We use a separate connecting table to "give" a person an address. This keeps our other entities - Person & Address - free from ties to other entities when our experience is this tends to complicate matters down the road. It also makes it far simpler to connect Address entities to many other types of entities (People, Organizations, etc.) and with different contextual information associated with the link (like activeDates in my example).
The second option would probably be the way I would go. And on the off-chance it would let users add additional address' (If you wanted to let them do that), that they could switch between at will for shipping and such.
I'd prefer #1. Good normalization and communicates intent clearly. This model also allows the same address object (row) to be used for both addresses, something I have found to be quite valuable. It's far too easy to get lost in duplicating this information too much.
When answering those kinds of questions I like to use the classifications of DDD. If it's a Entity it should have a separate ID, if it's a value object it should not.
Option 3 is too restrictive, and option 1 cannot be extended to allow for other address types without changing the schema.
Option 2 is clearly the most flexible and therefore the best choice.

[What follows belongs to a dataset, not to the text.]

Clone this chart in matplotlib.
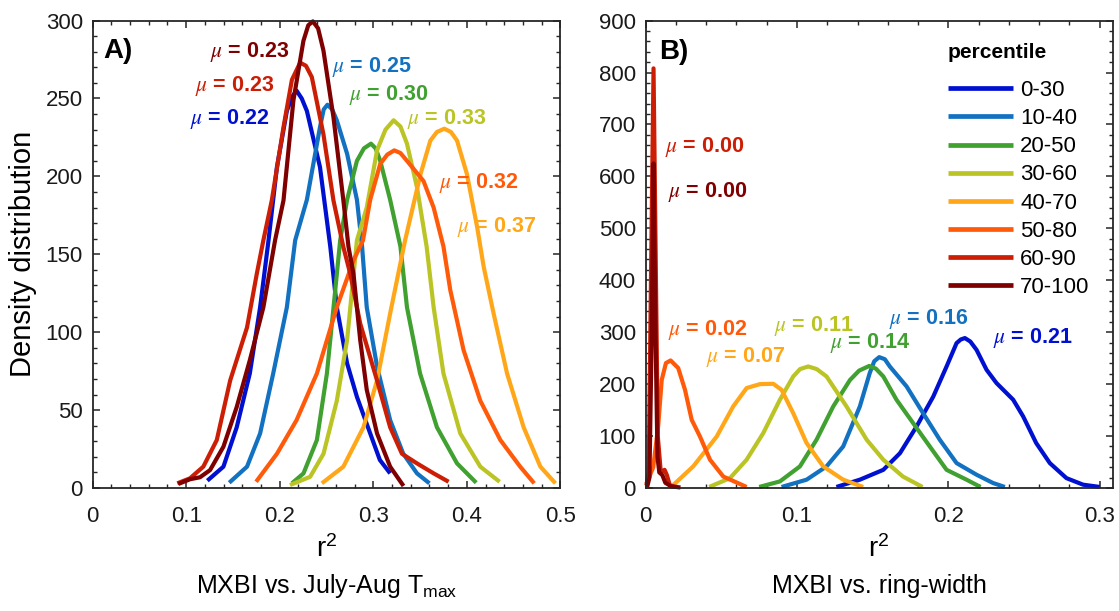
import numpy as np
import matplotlib
matplotlib.use("Agg")
import matplotlib.pyplot as plt
from matplotlib.ticker import MultipleLocator

plt.rcParams['font.family'] = ['Liberation Sans', 'DejaVu Sans']
plt.rcParams['mathtext.fontset'] = 'stix'

groups = ['0-30', '10-40', '20-50', '30-60', '40-70', '50-80', '60-90', '70-100']
colors = ['#0010D0', '#1271C0', '#40A030', '#BBC425', '#FFA719', '#FF5A0A', '#CC1E05', '#7F0000']

# ---- panel A: r2 vs July-Aug Tmax ----
a_x_0_30 = [0.1226, 0.1398, 0.154, 0.168, 0.179, 0.188, 0.197, 0.2076, 0.213, 0.218, 0.2235,
            0.229, 0.243, 0.254, 0.261, 0.272, 0.2825, 0.2967, 0.307, 0.318]
a_y_0_30 = [4.7, 13.7, 39, 73.5, 116, 159, 206, 242, 251, 255, 250,
            242, 206, 155, 116, 80, 58.5, 35, 18, 9.4]
a_x_10_40 = [0.146, 0.165, 0.179, 0.193, 0.2076, 0.2165, 0.229, 0.243, 0.247, 0.251, 0.256,
             0.261, 0.272, 0.2825, 0.288, 0.293, 0.304, 0.318, 0.332, 0.3467, 0.360]
a_y_10_40 = [3.4, 13.7, 35, 73.5, 116, 159, 185, 231.6, 243, 246, 243,
             236, 214.5, 185, 155, 116, 78, 43.6, 22, 9.4, 3]
a_x_20_50 = [0.213, 0.2254, 0.2397, 0.2504, 0.2575, 0.2646, 0.272, 0.2825, 0.290, 0.2975,
             0.3025, 0.3074, 0.318, 0.329, 0.336, 0.350, 0.368, 0.3895, 0.410]
a_y_20_50 = [3, 9.4, 30.8, 73.5, 116, 159, 185, 210, 218, 221,
             218, 210, 185, 155, 116, 73.5, 39, 15.8, 3.4]
a_x_30_60 = [0.211, 0.2325, 0.2468, 0.261, 0.272, 0.2825, 0.293, 0.304, 0.313, 0.3217,
             0.329, 0.336, 0.3467, 0.357, 0.3645, 0.375, 0.393, 0.4144, 0.435]
a_y_30_60 = [1.9, 7.2, 22, 56, 95, 159, 180, 216.7, 230, 236,
             232, 221, 193, 155, 116, 73.5, 35, 13.7, 4]
a_x_40_70 = [0.245, 0.268, 0.2895, 0.304, 0.318, 0.334, 0.3506, 0.361, 0.368, 0.3759,
             0.383, 0.3895, 0.400, 0.411, 0.418, 0.4286, 0.443, 0.4607, 0.4786, 0.4947]
a_y_40_70 = [3, 13.7, 39, 69, 112, 159, 201.7, 223, 228.5, 230.6,
             228.5, 223, 201.7, 167.5, 142, 112, 73.5, 39, 13.7, 3]
a_x_50_80 = [0.1747, 0.197, 0.218, 0.2397, 0.261, 0.2788, 0.289, 0.2967, 0.3074, 0.315,
             0.3224, 0.329, 0.336, 0.3537, 0.3645, 0.375, 0.3823, 0.3965, 0.4144, 0.4358,
             0.457, 0.472]
a_y_50_80 = [4, 22, 43.6, 73.5, 116, 146, 159, 185, 208, 214,
             216.7, 215, 210, 197, 180, 155, 127, 88.5, 56, 30.8,
             13.7, 3]
a_x_60_90 = [0.0905, 0.104, 0.1183, 0.1327, 0.147, 0.165, 0.1755, 0.1825, 0.1915, 0.204,
             0.213, 0.2218, 0.228, 0.2343, 0.2467, 0.2574, 0.268, 0.2753, 0.286, 0.304,
             0.318, 0.3306, 0.3467, 0.3645, 0.3805]
a_y_60_90 = [3, 6.2, 13.7, 30.8, 69, 103, 137.6, 159, 184.6, 231.6,
             262, 273, 271, 263.7, 227, 184.6, 154.7, 137.6, 105.6, 69,
             39, 22, 15.8, 9.4, 4]
a_x_70_100 = [0.0916, 0.104, 0.1148, 0.1255, 0.1398, 0.154, 0.168, 0.1825, 0.195, 0.204,
              0.2146, 0.2253, 0.2305, 0.2354, 0.241, 0.2467, 0.2574, 0.268, 0.2735, 0.2788,
              0.286, 0.293, 0.304, 0.318, 0.3323]
a_y_70_100 = [2.6, 5.6, 6.9, 11.5, 26.5, 52, 82, 116, 159, 184.6,
              248.7, 287, 297, 299.5, 295, 280.8, 238, 184.6, 154.7, 137.6,
              95, 63, 35, 13.7, 1.3]

a_curves = [(a_x_0_30, a_y_0_30), (a_x_10_40, a_y_10_40), (a_x_20_50, a_y_20_50),
            (a_x_30_60, a_y_30_60), (a_x_40_70, a_y_40_70), (a_x_50_80, a_y_50_80),
            (a_x_60_90, a_y_60_90), (a_x_70_100, a_y_70_100)]
a_means = [0.22, 0.25, 0.30, 0.33, 0.37, 0.32, 0.23, 0.23]
a_label_x = [0.147, 0.299, 0.317, 0.378, 0.432, 0.413, 0.152, 0.168]
a_label_y = [237, 270, 252, 237, 167.5, 195.7, 258, 280]

# ---- panel B: r2 vs ring-width ----
b_x_0_30 = [0.126, 0.1415, 0.157, 0.168, 0.179, 0.19, 0.1988, 0.2054, 0.2082, 0.2109,
            0.2145, 0.2186, 0.2252, 0.2318, 0.2428, 0.2494, 0.258, 0.267, 0.278, 0.289, 0.300]
b_y_0_30 = [2, 16, 35, 67, 118.6, 176, 234, 279, 286, 288.7,
            282, 266, 227.7, 202, 170, 137.8, 86.6, 48, 19, 6.4, 2]
b_x_10_40 = [0.0898, 0.1063, 0.1195, 0.1305, 0.1415, 0.148, 0.151, 0.1543, 0.158, 0.1613,
             0.1724, 0.1833, 0.1943, 0.2054, 0.2186, 0.2295, 0.2373]
b_y_10_40 = [2, 16, 41.6, 80, 157, 221, 244, 252, 248, 234,
             195.5, 144, 93, 48, 25.6, 9.6, 2]
b_x_20_50 = [0.075, 0.0887, 0.1019, 0.1129, 0.1239, 0.135, 0.141, 0.1477, 0.152, 0.157,
             0.1657, 0.1767, 0.1877, 0.1988, 0.212, 0.2212]
b_y_20_50 = [2, 12.7, 41.6, 93, 157, 208, 226, 235, 230, 214.8,
             170, 125, 80, 35, 16, 2]
b_x_30_60 = [0.042, 0.0557, 0.0667, 0.0777, 0.0887, 0.0975, 0.102, 0.1074, 0.113, 0.1195,
             0.1327, 0.146, 0.157, 0.170, 0.1829]
b_y_30_60 = [2, 19, 54.5, 105.8, 170, 214.8, 229, 234, 229, 214.8,
             157, 93, 54.5, 22, 2]
b_x_40_70 = [0.0172, 0.0314, 0.0469, 0.0578, 0.0667, 0.0755, 0.0843, 0.0898, 0.0975,
             0.1063, 0.1173, 0.1305, 0.1437]
b_y_40_70 = [3, 41.6, 99, 157, 192.5, 200, 200.7, 189, 144,
             86.6, 41.6, 16, 2]
b_x_50_80 = [0.0005, 0.005, 0.0083, 0.0106, 0.0134, 0.0165, 0.0215, 0.026, 0.0304,
             0.0359, 0.0425, 0.0513, 0.0667]
b_y_50_80 = [8, 40, 120, 208, 240.6, 245.6, 231, 189, 131.4,
             99, 54.5, 22, 2]
b_x_60_90 = [0.0005, 0.002, 0.0035, 0.0052, 0.0068, 0.008, 0.010, 0.0125, 0.014,
             0.016, 0.020]
b_y_60_90 = [5, 30, 400, 808, 400, 100, 30, 35, 25,
             5, 2]
b_x_70_100 = [0.001, 0.0025, 0.004, 0.0052, 0.0065, 0.0078, 0.009, 0.011, 0.013,
              0.017, 0.023]
b_y_70_100 = [2, 20, 300, 625, 300, 60, 30, 25, 10,
              3, 1]

b_curves = [(b_x_0_30, b_y_0_30), (b_x_10_40, b_y_10_40), (b_x_20_50, b_y_20_50),
            (b_x_30_60, b_y_30_60), (b_x_40_70, b_y_40_70), (b_x_50_80, b_y_50_80),
            (b_x_60_90, b_y_60_90), (b_x_70_100, b_y_70_100)]
b_means = [0.21, 0.16, 0.14, 0.11, 0.07, 0.02, 0.00, 0.00]
b_label_x = [0.256, 0.187, 0.148, 0.111, 0.0658, 0.0413, 0.0392, 0.0413]
b_label_y = [288.7, 325, 279, 312, 253, 304.7, 657.5, 569]

fig = plt.figure(figsize=(11.19, 6.11), dpi=100)
axA = fig.add_axes([0.0828, 0.2013, 0.418, 0.765])
axB = fig.add_axes([0.577, 0.2013, 0.4173, 0.765])

def style_axis(ax, xmax, ymax, xmaj, xmin_, ymaj, ymin_):
    ax.set_xlim(0, xmax)
    ax.set_ylim(0, ymax)
    ax.xaxis.set_major_locator(MultipleLocator(xmaj))
    ax.xaxis.set_minor_locator(MultipleLocator(xmin_))
    ax.yaxis.set_major_locator(MultipleLocator(ymaj))
    ax.yaxis.set_minor_locator(MultipleLocator(ymin_))
    ax.tick_params(which='both', direction='in', top=True, right=True,
                   color='#262626', labelsize=16, labelcolor='#1a1a1a')
    ax.tick_params(which='major', length=5, width=1.1)
    ax.tick_params(which='minor', length=3, width=1.0)
    ax.tick_params(axis='x', pad=13)
    ax.tick_params(axis='y', pad=7)
    for s in ax.spines.values():
        s.set_color('#262626')
        s.set_linewidth(1.3)

style_axis(axA, 0.5, 300, 0.1, 0.02, 50, 10)
style_axis(axB, 0.3085, 900, 0.1, 0.02, 100, 20)
axA.xaxis.set_major_formatter(lambda v, p: '0' if abs(v) < 1e-9 else f'{v:g}')
axB.xaxis.set_major_formatter(lambda v, p: '0' if abs(v) < 1e-9 else f'{v:g}')

for ax, curves, means, lx, ly in [(axA, a_curves, a_means, a_label_x, a_label_y),
                                  (axB, b_curves, b_means, b_label_x, b_label_y)]:
    for (xs, ys), c, g in zip(curves, colors, groups):
        ax.plot(xs, ys, color=c, lw=3.0, label=g, solid_joinstyle='round',
                solid_capstyle='butt', clip_on=False)
    for m, x, y, c in zip(means, lx, ly, colors):
        ax.text(x, y, r'$\mu$ = ' + f'{m:.2f}', color=c, fontsize=15.5,
                fontweight='bold', ha='center', va='center')

axA.text(0.022, 0.934, 'A)', transform=axA.transAxes, fontsize=20, fontweight='bold',
         va='center', ha='left')
axB.text(0.028, 0.932, 'B)', transform=axB.transAxes, fontsize=20, fontweight='bold',
         va='center', ha='left')

axA.set_ylabel('Density distribution', fontsize=21, labelpad=6)

for ax, sub in [(axA, r'MXBI vs. July-Aug $\mathregular{T_{max}}$'),
                (axB, 'MXBI vs. ring-width')]:
    ax.text(0.5, -0.13, r'$\mathregular{r^2}$', transform=ax.transAxes, fontsize=20,
            ha='center', va='center')
    ax.text(0.5, -0.21, sub, transform=ax.transAxes, fontsize=18,
            ha='center', va='center')

leg = axB.legend(loc='upper left', bbox_to_anchor=(0.647, 0.952), frameon=False,
                 title='percentile', title_fontproperties={'weight': 'bold', 'size': 15},
                 fontsize=16, handlelength=2.93, handletextpad=0.32, labelspacing=0.32,
                 borderpad=0, borderaxespad=0, alignment='left')
leg._legend_box.sep = 13
for line in leg.get_lines():
    line.set_linewidth(3.4)

fig.savefig('out.png', dpi=100)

In most code I write nowadays every customer has one and only one physical location. This is the legal entity beeing our business partner. Therefore I put street, city etc in the customer object/table. Often this is the possible simplest thing that works and it works.
When an additional mailing address is needed, I put it in a separate object/table to not clutter the customer object to much.
Earlier in my career I normalized like mad having an order referencing a customer which references a shipping address. This made things "clean" but slow and inelegant to use. Nowadays I use an order object which just contains all the address information. I actually consider this more natural since a customer might change his (default?) address, but the address of a shipment send in 2007 should always stay the same - even if the customer moves in 2008.
We currently implement the VerySimpleAddressProtocol in out project to standardize the fields used.
I'd go for the first option. In these situations I'm very weary of YAGNI (you aren't going to need it). I can't count the number of times I've looked at schemas that've had one-to-many tables "just incase" that are many years old. If you only need two, just use the first option; if the requirement changes in the future, change it then.
Like in many cases: It depends.
If your customers deal with multiple addresses then a to-many relationship would be appropriate. You could introduce a flag on address that signals if an address is for shipment or bill, etc. Or you store the different address types in different tables and have multiple to-one relationships on a customer.
In cases where you only need to know one address of a customer why would you model that to-many? A to-one relationship would satisfy your needs here.
Important: Denormalize only if you encounter performance issues.
I would go with option 1. If you want to, you could even modify it a little bit to keep an address history:
Customer (id, phys_address_id, mail_address_id)
Address (id, customer_id, start_dt, end_dt, street, city, etc.)
If the address changes, just end date the current address and add a new record in the Address table. The phys_address_id and mail_address_id always point to the current address.
That way you can keep a history of addresses, you could have multiple mailing addresses stored in the database (with the default in mail_address_id), and if the physical address and mailing address are identical you'll just point phys_address_id and mail_address_id at the same record.
Good thread. I have spent a while contemplating the most suitable schema and I have concluded that quentin-starin's solution is the best except I have added start_date and end_date fields to what would be his PersonAddress table. I have also decided to add notes, active and deleted.
deleted is for soft delete functionality as I think I do not want to lose trace of previous addresses simply by deleting the record from the junction table. I think that is quite wise and something others may want to consider. If not done this way, it could be left to revision of paper or electronic documents to try to trace address information (something best avoided).
notes I think of being something of a requirement but that might just be preference. I've spent time in backfill exercises verifying addresses in databases and some addresses can be very vague (such as rural addresses) that I think it is very useful to at least allow notes about that address to be held in the record address.
One thing i would like to hear opinions on is the unique indexing of the address table (again, referring to the table of the same name in quentin-starin's example. Do you think it should be unique index should be enforced (as a compound index presumably across all not-null/required fields)? This would seem sensible but it might still be hard to stop duplicate data regardless as postal/zip codes are not always unique to a single property. Even if the country, province and city fields are populated from reference data (which they are in my model), spelling differences in the address lines may not match up. The only way to best avoid this might be to run one or a number of DB queries from the incoming form fields to see if a possible duplicate has been found. Another safety measure would be give the user the option of selecting from address in the database already linked to that person and use that to auto-populate. I think this might be a case where you can only be sensible and take precautions to stop duplication but just accept it can (and probably will) happen sooner or later.
The other very important aspect of this for me is future editing of the address table records. Lets say you have 2 people both listed at: -
11 Whatever Street
Whatever City
Z1P C0D3
Should it not be considered dangerous to allow the same address table record to be assigned to different entities (person, company)? Then let's say the user realises one of these people lives at 111 Whatever Street and there is a typo. If you change that address, it will change it for both of the entities. I would like to avoid that. My suggestion would be to have the model in the MVC (in my case, PHP Yii2) look for existing address records when a new address is being created known to be related to that customer (SELECT * FROM address INNER JOIN personaddress ON personaddress.address_id = address.id WHERE personaddress.person_id = {current person being edited ID}) and provide the user the option of using that record instead (as was essentially suggested above).
I feel linking the same address to multiple different entities is just asking for trouble as it might be a case of refusing later editing of the address record (impractical) or risking that the future editing of the record may corrupt data related to other entities outside of the one who's address record is being edited.
I would love to hear people's thoughts.